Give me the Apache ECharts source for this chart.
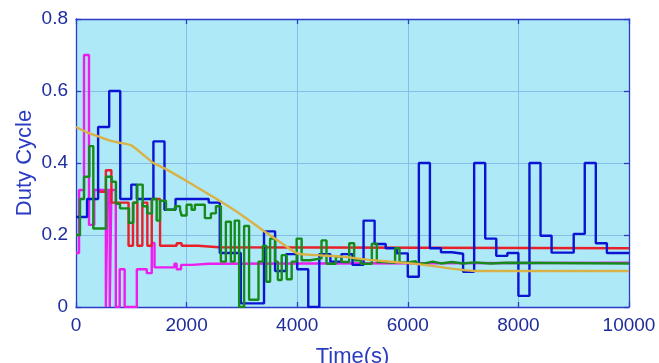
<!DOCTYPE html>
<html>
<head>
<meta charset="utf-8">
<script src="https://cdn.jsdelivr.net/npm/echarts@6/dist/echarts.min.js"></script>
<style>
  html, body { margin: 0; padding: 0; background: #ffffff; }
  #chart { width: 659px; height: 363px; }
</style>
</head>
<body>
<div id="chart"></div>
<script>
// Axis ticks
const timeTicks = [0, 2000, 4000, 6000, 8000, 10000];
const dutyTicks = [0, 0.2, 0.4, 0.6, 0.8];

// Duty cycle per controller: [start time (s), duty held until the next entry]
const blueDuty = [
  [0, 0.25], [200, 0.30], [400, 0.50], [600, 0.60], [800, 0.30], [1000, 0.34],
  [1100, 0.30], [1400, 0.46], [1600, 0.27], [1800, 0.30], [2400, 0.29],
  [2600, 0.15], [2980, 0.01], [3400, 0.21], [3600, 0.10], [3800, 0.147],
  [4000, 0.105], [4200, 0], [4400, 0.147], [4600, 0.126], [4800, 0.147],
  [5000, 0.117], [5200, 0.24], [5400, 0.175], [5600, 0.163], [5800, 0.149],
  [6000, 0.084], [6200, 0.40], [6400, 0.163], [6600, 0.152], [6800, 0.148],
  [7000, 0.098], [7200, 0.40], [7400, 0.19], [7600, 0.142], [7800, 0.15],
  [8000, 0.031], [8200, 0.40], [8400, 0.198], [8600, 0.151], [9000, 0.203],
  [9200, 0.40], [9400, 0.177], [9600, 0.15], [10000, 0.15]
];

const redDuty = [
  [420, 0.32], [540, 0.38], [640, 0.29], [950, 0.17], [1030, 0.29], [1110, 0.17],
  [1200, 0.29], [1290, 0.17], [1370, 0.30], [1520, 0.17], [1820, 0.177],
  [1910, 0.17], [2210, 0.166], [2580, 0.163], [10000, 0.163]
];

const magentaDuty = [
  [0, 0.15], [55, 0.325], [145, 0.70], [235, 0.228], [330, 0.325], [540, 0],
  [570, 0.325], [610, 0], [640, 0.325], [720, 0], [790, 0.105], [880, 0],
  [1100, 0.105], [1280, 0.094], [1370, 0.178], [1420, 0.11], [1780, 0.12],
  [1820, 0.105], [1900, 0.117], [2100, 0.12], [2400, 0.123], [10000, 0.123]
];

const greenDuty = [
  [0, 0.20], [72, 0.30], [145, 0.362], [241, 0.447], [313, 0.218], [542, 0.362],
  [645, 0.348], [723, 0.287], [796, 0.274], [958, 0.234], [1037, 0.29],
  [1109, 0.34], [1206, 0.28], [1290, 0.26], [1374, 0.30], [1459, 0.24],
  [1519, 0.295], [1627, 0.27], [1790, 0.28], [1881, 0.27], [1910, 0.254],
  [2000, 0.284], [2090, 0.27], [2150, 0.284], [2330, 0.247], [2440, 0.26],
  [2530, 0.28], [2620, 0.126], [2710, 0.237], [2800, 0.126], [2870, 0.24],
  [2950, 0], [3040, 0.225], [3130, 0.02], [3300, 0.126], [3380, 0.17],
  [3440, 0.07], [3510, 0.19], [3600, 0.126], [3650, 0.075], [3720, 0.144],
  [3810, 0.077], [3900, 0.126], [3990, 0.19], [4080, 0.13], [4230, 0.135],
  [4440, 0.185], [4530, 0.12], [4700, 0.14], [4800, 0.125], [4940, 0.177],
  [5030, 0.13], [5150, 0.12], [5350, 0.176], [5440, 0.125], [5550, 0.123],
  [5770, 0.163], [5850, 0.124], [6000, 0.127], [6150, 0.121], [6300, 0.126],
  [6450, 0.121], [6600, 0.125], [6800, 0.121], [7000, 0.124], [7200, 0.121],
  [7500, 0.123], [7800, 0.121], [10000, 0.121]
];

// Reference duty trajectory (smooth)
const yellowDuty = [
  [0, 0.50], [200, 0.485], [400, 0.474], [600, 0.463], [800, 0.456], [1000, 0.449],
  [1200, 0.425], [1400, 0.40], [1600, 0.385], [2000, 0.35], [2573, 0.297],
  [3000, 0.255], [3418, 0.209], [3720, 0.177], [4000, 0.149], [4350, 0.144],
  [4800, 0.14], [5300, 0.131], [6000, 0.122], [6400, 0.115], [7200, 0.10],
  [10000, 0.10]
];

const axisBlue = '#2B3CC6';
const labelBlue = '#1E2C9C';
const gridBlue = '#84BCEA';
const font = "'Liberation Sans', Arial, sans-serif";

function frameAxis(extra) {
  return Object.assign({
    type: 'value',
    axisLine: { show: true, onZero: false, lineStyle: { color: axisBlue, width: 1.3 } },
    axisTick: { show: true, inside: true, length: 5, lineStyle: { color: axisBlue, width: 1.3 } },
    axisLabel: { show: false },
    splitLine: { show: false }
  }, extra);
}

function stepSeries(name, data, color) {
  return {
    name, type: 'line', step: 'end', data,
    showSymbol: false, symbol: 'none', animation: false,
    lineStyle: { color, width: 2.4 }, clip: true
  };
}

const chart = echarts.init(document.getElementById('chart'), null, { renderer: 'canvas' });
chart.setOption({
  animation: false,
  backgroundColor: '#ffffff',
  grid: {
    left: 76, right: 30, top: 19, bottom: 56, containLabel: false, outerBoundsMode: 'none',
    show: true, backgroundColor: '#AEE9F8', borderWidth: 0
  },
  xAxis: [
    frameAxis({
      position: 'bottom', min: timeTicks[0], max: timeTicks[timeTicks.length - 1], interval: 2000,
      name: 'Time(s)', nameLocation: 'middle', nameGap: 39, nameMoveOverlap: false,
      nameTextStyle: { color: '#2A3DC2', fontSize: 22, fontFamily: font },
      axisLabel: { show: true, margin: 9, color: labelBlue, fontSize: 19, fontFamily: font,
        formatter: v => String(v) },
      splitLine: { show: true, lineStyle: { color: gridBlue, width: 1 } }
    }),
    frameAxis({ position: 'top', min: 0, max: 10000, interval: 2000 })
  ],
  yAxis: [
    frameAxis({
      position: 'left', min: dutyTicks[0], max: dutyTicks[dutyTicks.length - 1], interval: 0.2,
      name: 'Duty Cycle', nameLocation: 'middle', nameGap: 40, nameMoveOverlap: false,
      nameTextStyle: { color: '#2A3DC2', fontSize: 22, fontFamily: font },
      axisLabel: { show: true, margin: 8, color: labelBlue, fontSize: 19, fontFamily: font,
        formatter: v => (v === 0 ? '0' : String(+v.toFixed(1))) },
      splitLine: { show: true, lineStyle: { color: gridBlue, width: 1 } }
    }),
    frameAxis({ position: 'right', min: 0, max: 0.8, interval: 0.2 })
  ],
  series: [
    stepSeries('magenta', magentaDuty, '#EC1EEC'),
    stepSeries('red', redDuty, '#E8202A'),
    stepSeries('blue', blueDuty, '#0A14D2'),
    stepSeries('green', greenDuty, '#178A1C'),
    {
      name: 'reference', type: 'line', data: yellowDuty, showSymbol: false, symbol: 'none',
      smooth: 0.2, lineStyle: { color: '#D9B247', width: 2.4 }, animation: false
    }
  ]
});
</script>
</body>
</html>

----

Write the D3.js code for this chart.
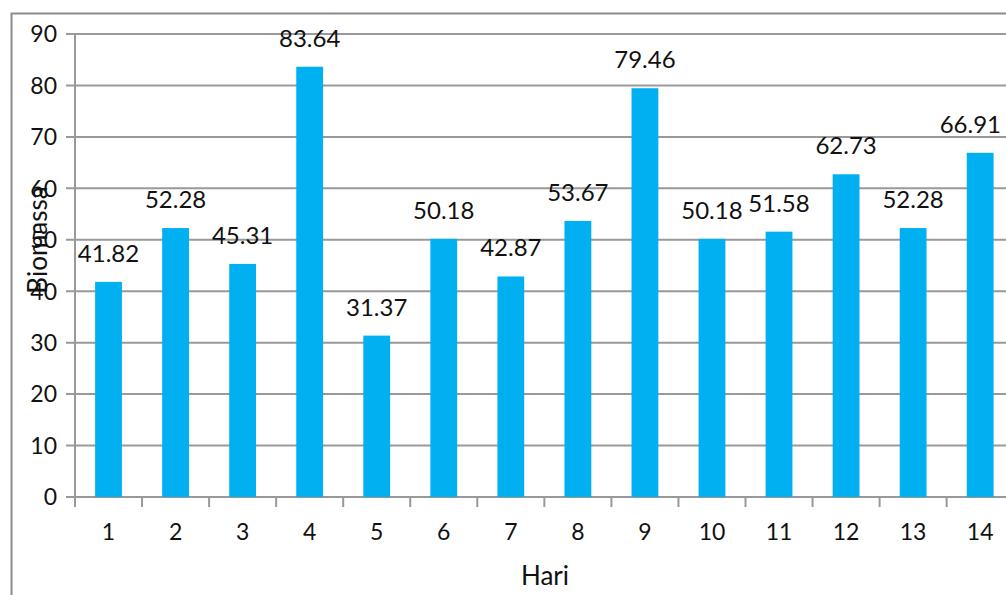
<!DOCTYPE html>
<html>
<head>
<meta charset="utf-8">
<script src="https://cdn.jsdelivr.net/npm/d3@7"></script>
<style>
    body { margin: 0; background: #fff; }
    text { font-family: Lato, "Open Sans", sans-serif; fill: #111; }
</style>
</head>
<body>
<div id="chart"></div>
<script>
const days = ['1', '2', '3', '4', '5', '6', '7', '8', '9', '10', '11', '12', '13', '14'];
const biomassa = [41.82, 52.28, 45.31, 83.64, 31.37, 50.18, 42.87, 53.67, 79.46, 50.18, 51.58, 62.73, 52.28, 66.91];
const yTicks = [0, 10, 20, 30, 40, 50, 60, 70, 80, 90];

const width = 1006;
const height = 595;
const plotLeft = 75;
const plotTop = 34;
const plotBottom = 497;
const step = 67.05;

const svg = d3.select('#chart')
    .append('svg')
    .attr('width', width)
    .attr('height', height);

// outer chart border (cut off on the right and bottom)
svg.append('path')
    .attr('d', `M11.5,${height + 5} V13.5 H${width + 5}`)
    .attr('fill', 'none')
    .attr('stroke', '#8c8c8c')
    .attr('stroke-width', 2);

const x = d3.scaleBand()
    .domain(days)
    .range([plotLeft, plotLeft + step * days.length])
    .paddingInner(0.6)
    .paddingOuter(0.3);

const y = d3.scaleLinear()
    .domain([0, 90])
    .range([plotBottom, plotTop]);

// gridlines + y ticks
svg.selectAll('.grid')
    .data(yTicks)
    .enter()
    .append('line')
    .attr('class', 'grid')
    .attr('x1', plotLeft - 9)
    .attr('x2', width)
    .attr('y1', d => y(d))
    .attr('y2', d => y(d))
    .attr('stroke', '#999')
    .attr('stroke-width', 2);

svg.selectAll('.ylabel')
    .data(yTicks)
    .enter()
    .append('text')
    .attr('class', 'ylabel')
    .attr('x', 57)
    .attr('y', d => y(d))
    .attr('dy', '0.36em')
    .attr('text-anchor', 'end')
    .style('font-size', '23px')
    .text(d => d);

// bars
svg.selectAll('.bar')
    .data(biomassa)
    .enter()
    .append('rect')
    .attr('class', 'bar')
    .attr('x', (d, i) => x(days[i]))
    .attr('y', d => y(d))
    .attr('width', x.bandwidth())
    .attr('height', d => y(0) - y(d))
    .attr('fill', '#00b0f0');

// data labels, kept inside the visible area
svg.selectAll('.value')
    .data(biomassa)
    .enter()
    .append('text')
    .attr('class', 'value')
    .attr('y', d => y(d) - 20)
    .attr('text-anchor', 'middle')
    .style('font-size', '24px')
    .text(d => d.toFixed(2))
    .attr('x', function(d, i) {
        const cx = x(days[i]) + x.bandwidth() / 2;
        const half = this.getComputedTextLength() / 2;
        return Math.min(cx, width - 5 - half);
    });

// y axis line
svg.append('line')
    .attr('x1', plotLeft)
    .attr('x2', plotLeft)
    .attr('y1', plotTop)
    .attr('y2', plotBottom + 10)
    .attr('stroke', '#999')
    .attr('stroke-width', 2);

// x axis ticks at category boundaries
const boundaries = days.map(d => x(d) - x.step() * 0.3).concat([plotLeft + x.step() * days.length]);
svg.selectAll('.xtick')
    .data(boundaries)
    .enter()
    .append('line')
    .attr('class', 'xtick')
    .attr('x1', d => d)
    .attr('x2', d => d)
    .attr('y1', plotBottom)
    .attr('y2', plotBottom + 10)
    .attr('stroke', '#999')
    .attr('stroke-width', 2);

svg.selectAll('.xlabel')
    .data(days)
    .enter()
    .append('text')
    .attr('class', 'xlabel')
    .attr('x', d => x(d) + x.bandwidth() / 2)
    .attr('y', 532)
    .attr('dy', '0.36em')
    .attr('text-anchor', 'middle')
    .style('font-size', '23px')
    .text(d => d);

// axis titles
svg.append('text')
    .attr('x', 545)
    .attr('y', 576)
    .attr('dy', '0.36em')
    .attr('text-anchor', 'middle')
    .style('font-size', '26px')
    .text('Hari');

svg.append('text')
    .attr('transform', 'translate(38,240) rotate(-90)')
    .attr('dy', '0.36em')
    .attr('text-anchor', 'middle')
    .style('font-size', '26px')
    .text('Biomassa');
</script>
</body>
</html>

----

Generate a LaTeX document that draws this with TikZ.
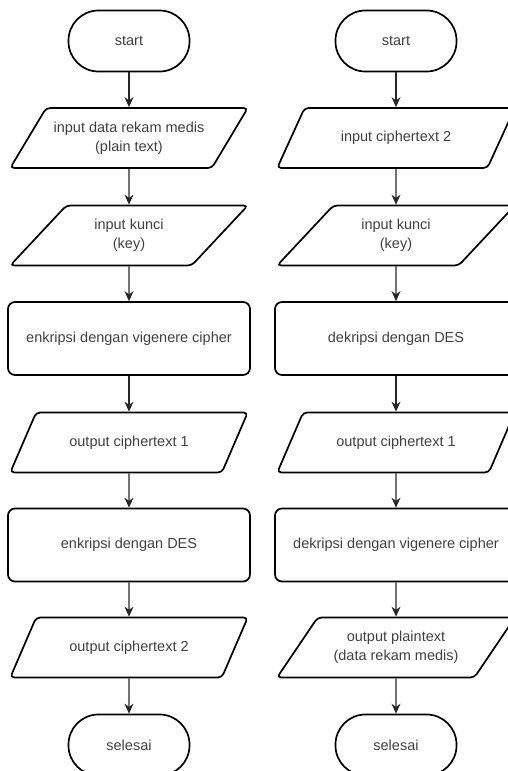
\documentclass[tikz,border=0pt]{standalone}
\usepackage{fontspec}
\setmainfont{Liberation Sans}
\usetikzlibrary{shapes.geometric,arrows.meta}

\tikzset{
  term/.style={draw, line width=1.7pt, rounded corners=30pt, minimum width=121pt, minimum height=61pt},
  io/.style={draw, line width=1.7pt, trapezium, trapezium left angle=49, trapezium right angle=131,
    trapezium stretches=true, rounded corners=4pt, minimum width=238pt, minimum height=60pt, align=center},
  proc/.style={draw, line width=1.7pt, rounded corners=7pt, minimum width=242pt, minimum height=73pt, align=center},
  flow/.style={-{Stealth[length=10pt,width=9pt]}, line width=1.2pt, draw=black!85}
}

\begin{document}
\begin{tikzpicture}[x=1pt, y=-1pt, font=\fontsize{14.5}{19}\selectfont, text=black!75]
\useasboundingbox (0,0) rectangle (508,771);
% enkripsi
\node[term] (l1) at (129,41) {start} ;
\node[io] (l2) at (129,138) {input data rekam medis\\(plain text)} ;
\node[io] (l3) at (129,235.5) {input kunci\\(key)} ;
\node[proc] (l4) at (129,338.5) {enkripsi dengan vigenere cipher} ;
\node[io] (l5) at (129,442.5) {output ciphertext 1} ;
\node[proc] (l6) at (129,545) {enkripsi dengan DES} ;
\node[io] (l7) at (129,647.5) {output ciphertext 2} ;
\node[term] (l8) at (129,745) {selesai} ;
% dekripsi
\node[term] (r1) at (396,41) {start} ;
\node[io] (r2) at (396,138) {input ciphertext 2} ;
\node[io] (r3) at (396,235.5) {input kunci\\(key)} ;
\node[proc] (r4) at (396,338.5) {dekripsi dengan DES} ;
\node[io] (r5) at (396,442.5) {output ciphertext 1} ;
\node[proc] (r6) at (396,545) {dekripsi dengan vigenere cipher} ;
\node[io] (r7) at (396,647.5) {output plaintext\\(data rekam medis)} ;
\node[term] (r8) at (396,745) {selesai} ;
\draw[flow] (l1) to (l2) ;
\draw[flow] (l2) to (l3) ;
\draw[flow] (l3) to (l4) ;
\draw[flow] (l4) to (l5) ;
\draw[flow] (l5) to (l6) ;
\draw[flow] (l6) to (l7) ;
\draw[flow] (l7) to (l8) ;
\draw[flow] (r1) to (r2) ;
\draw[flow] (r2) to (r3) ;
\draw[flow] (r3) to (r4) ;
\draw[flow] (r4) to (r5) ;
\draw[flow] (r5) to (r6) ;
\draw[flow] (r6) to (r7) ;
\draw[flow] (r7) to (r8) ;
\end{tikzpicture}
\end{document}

----

What is needed: Collect every line with the string "this" from the records, and copy each.

Expected output:
Give me the Apache ECharts source for this chart.
Write the D3.js code for this chart.
        const half = this.getComputedTextLength() / 2;
Generate a LaTeX document that draws this with TikZ.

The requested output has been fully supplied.